WHAT IS ASKED →
The listing below should be printed exactly, every line of it. Skip the pictures.

------ SOURCE DATA ------

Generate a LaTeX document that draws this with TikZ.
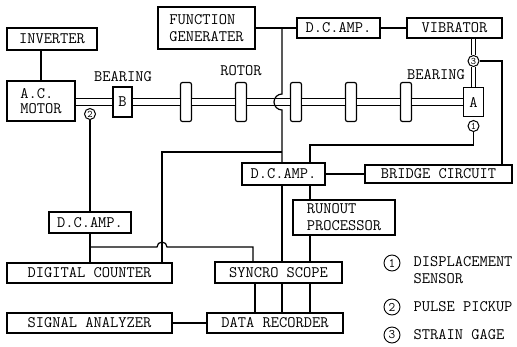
\documentclass[tikz,border=0pt]{standalone}
\usepackage{fontspec}
\usetikzlibrary{positioning}

\begin{document}
\begin{tikzpicture}[x=1pt, y=-1pt, line width=1.2pt,
    font=\ttfamily\fontsize{16}{17}\selectfont,
    box/.style 2 args={
        draw, fill=white,
        inner sep=0pt,
        minimum width=#1,
        minimum height=#2,
        align=left
    },
    disk/.style={draw, fill=white, rounded corners=2pt, minimum width=11pt, minimum height=39pt, inner sep=0pt},
    sensor/.style={circle, draw, fill=white, inner sep=0pt, minimum size=11pt, line width=1pt,
        font=\ttfamily\fontsize{10}{10}\selectfont},
    legend mark/.style={circle, draw, inner sep=0pt, minimum size=16pt, line width=0.9pt,
        font=\ttfamily\fontsize{13}{13}\selectfont},
    shaft/.style={double distance=6.5pt},
    rod/.style={double distance=3pt}
]
    \useasboundingbox (0,0) rectangle (517,346);

    % blocks of the rig
    \node[box={90pt}{22pt}] (inv) at (52,39) {INVERTER};
    \node[box={68pt}{40pt}, font=\ttfamily\fontsize{16}{15}\selectfont] (motor) at (41,101) {A.C.\\MOTOR};
    \node[box={97pt}{42pt}] (fg) at (206.5,28) {FUNCTION\\GENERATER};
    \node[box={83pt}{20pt}] (dcatop) at (338.5,28) {D.C.AMP.};
    \node[box={95pt}{20pt}] (vib) at (454.5,28) {VIBRATOR};

    % bearings and rotor disks on the shaft
    \node[box={19pt}{30pt}] (bB) at (122.5,102) {B};
    \node[box={20pt}{29pt}] (bA) at (473.5,102) {A};
    \foreach \i/\x in {1/186,2/241,3/296,4/351,5/406}
        \node[disk] (d\i) at (\x,102) {};

    \node (lblB) at (123,77) {BEARING};
    \node (lblR) at (241,71) {ROTOR};
    \node (lblA) at (436,75) {BEARING};

    % measuring chain
    \node[box={83pt}{22pt}] (dcamid) at (283.5,174) {D.C.AMP.};
    \node[box={147pt}{18pt}] (bridge) at (438.5,174) {BRIDGE CIRCUIT};
    \node[box={82pt}{21pt}] (dcaleft) at (90,222.5) {D.C.AMP.};
    \node[box={102pt}{35pt}] (runout) at (344,217.5) {RUNOUT\\PROCESSOR};
    \node[box={165pt}{20pt}] (counter) at (89.5,273) {DIGITAL COUNTER};
    \node[box={127pt}{21pt}] (scope) at (278.5,272.5) {SYNCRO SCOPE};
    \node[box={165pt}{20pt}] (analyzer) at (89.5,323) {SIGNAL ANALYZER};
    \node[box={136pt}{20pt}] (recorder) at (275,323) {DATA RECORDER};

    % shaft
    \draw[shaft] (bB.west -| motor.east) -- (bB.west);
    \draw[shaft] (bB.east) -- (d1.west);
    \foreach \i/\j in {1/2,2/3,3/4,4/5}
        \draw[shaft] (d\i.east) -- (d\j.west);
    \draw[shaft] (d5.east) -- (bA.west);

    % sensors
    \node[sensor] (s2) at (90,114) {2};
    \node[sensor] (s3) at (473.5,61) {3};
    \node[sensor] (s1) at (473.5,126) {1};
    \draw[rod] (s3 |- vib.south) -- (s3.north);
    \draw[rod] (s3.south) -- (s3 |- bA.north);

    % junctions
    \coordinate (j1) at (282,28);
    \coordinate (j2) at (282,152);
    \coordinate (j2w) at (162,152);
    \coordinate (j3) at (90,247);
    \coordinate (j4) at (253,247);
    \coordinate (j5) at (310,145);
    \coordinate (j6) at (502,61);
    \coordinate (r1) at (255,300);
    \coordinate (r2) at (282,300);
    \coordinate (r3) at (310,300);

    % wiring
    \draw (motor.north) -- (motor.north |- inv.south);
    \draw (fg.east) -- (dcatop.west);
    \draw (dcatop.east) -- (vib.west);
    \draw (j1) -- ([yshift=8pt]j1 |- bB) arc[start angle=90, end angle=270, radius=8pt]
        -- (j2) -- (j2 |- dcamid.north);
    \draw (j2) -- (j2w) -- (j2w |- counter.north);
    \draw (s1.south) -- (s1 |- j5) -- (j5) -- (j5 |- dcamid.north);
    \draw (s3.east) -- (j6) -- (j6 |- bridge.north);
    \draw (dcamid.east) -- (bridge.west);
    \draw (s2.south) -- (s2 |- dcaleft.north);
    \draw (dcaleft.south) -- (dcaleft.south |- counter.north);
    \draw (j3) -- ([xshift=-5pt]j3 -| j2w) arc[start angle=180, end angle=0, radius=5pt]
        -- (j4) -- (j4 |- scope.north);
    \draw (j2 |- dcamid.south) -- (j2 |- scope.north);
    \draw (j5 |- dcamid.south) -- (j5 |- runout.north);
    \draw (j5 |- runout.south) -- (j5 |- scope.north);
    \foreach \r in {r1,r2,r3}
        \draw (\r |- scope.south) -- (\r |- recorder.north);
    \draw (analyzer.east) -- (recorder.west);

    % legend
    \node[legend mark] (m1) at (392,263) {1};
    \node[legend mark] (m2) at (392,307) {2};
    \node[legend mark] (m3) at (392,335) {3};
    \node[anchor=north west, inner sep=0pt, align=left] (t1) at (413,256) {DISPLACEMENT\\SENSOR};
    \node[anchor=west, inner sep=0pt] (t2) at (413,307) {PULSE PICKUP};
    \node[anchor=west, inner sep=0pt] (t3) at (413,335) {STRAIN GAGE};
\end{tikzpicture}
\end{document}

------

SOLUTION FOR THIS PROBLEM →
Generate a LaTeX document that draws this with TikZ.
\documentclass[tikz,border=0pt]{standalone}
\usepackage{fontspec}
\usetikzlibrary{positioning}

\begin{document}
\begin{tikzpicture}[x=1pt, y=-1pt, line width=1.2pt,
    font=\ttfamily\fontsize{16}{17}\selectfont,
    box/.style 2 args={
        draw, fill=white,
        inner sep=0pt,
        minimum width=#1,
        minimum height=#2,
        align=left
    },
    disk/.style={draw, fill=white, rounded corners=2pt, minimum width=11pt, minimum height=39pt, inner sep=0pt},
    sensor/.style={circle, draw, fill=white, inner sep=0pt, minimum size=11pt, line width=1pt,
        font=\ttfamily\fontsize{10}{10}\selectfont},
    legend mark/.style={circle, draw, inner sep=0pt, minimum size=16pt, line width=0.9pt,
        font=\ttfamily\fontsize{13}{13}\selectfont},
    shaft/.style={double distance=6.5pt},
    rod/.style={double distance=3pt}
]
    \useasboundingbox (0,0) rectangle (517,346);

    % blocks of the rig
    \node[box={90pt}{22pt}] (inv) at (52,39) {INVERTER};
    \node[box={68pt}{40pt}, font=\ttfamily\fontsize{16}{15}\selectfont] (motor) at (41,101) {A.C.\\MOTOR};
    \node[box={97pt}{42pt}] (fg) at (206.5,28) {FUNCTION\\GENERATER};
    \node[box={83pt}{20pt}] (dcatop) at (338.5,28) {D.C.AMP.};
    \node[box={95pt}{20pt}] (vib) at (454.5,28) {VIBRATOR};

    % bearings and rotor disks on the shaft
    \node[box={19pt}{30pt}] (bB) at (122.5,102) {B};
    \node[box={20pt}{29pt}] (bA) at (473.5,102) {A};
    \foreach \i/\x in {1/186,2/241,3/296,4/351,5/406}
        \node[disk] (d\i) at (\x,102) {};

    \node (lblB) at (123,77) {BEARING};
    \node (lblR) at (241,71) {ROTOR};
    \node (lblA) at (436,75) {BEARING};

    % measuring chain
    \node[box={83pt}{22pt}] (dcamid) at (283.5,174) {D.C.AMP.};
    \node[box={147pt}{18pt}] (bridge) at (438.5,174) {BRIDGE CIRCUIT};
    \node[box={82pt}{21pt}] (dcaleft) at (90,222.5) {D.C.AMP.};
    \node[box={102pt}{35pt}] (runout) at (344,217.5) {RUNOUT\\PROCESSOR};
    \node[box={165pt}{20pt}] (counter) at (89.5,273) {DIGITAL COUNTER};
    \node[box={127pt}{21pt}] (scope) at (278.5,272.5) {SYNCRO SCOPE};
    \node[box={165pt}{20pt}] (analyzer) at (89.5,323) {SIGNAL ANALYZER};
    \node[box={136pt}{20pt}] (recorder) at (275,323) {DATA RECORDER};

    % shaft
    \draw[shaft] (bB.west -| motor.east) -- (bB.west);
    \draw[shaft] (bB.east) -- (d1.west);
    \foreach \i/\j in {1/2,2/3,3/4,4/5}
        \draw[shaft] (d\i.east) -- (d\j.west);
    \draw[shaft] (d5.east) -- (bA.west);

    % sensors
    \node[sensor] (s2) at (90,114) {2};
    \node[sensor] (s3) at (473.5,61) {3};
    \node[sensor] (s1) at (473.5,126) {1};
    \draw[rod] (s3 |- vib.south) -- (s3.north);
    \draw[rod] (s3.south) -- (s3 |- bA.north);

    % junctions
    \coordinate (j1) at (282,28);
    \coordinate (j2) at (282,152);
    \coordinate (j2w) at (162,152);
    \coordinate (j3) at (90,247);
    \coordinate (j4) at (253,247);
    \coordinate (j5) at (310,145);
    \coordinate (j6) at (502,61);
    \coordinate (r1) at (255,300);
    \coordinate (r2) at (282,300);
    \coordinate (r3) at (310,300);

    % wiring
    \draw (motor.north) -- (motor.north |- inv.south);
    \draw (fg.east) -- (dcatop.west);
    \draw (dcatop.east) -- (vib.west);
    \draw (j1) -- ([yshift=8pt]j1 |- bB) arc[start angle=90, end angle=270, radius=8pt]
        -- (j2) -- (j2 |- dcamid.north);
    \draw (j2) -- (j2w) -- (j2w |- counter.north);
    \draw (s1.south) -- (s1 |- j5) -- (j5) -- (j5 |- dcamid.north);
    \draw (s3.east) -- (j6) -- (j6 |- bridge.north);
    \draw (dcamid.east) -- (bridge.west);
    \draw (s2.south) -- (s2 |- dcaleft.north);
    \draw (dcaleft.south) -- (dcaleft.south |- counter.north);
    \draw (j3) -- ([xshift=-5pt]j3 -| j2w) arc[start angle=180, end angle=0, radius=5pt]
        -- (j4) -- (j4 |- scope.north);
    \draw (j2 |- dcamid.south) -- (j2 |- scope.north);
    \draw (j5 |- dcamid.south) -- (j5 |- runout.north);
    \draw (j5 |- runout.south) -- (j5 |- scope.north);
    \foreach \r in {r1,r2,r3}
        \draw (\r |- scope.south) -- (\r |- recorder.north);
    \draw (analyzer.east) -- (recorder.west);

    % legend
    \node[legend mark] (m1) at (392,263) {1};
    \node[legend mark] (m2) at (392,307) {2};
    \node[legend mark] (m3) at (392,335) {3};
    \node[anchor=north west, inner sep=0pt, align=left] (t1) at (413,256) {DISPLACEMENT\\SENSOR};
    \node[anchor=west, inner sep=0pt] (t2) at (413,307) {PULSE PICKUP};
    \node[anchor=west, inner sep=0pt] (t3) at (413,335) {STRAIN GAGE};
\end{tikzpicture}
\end{document}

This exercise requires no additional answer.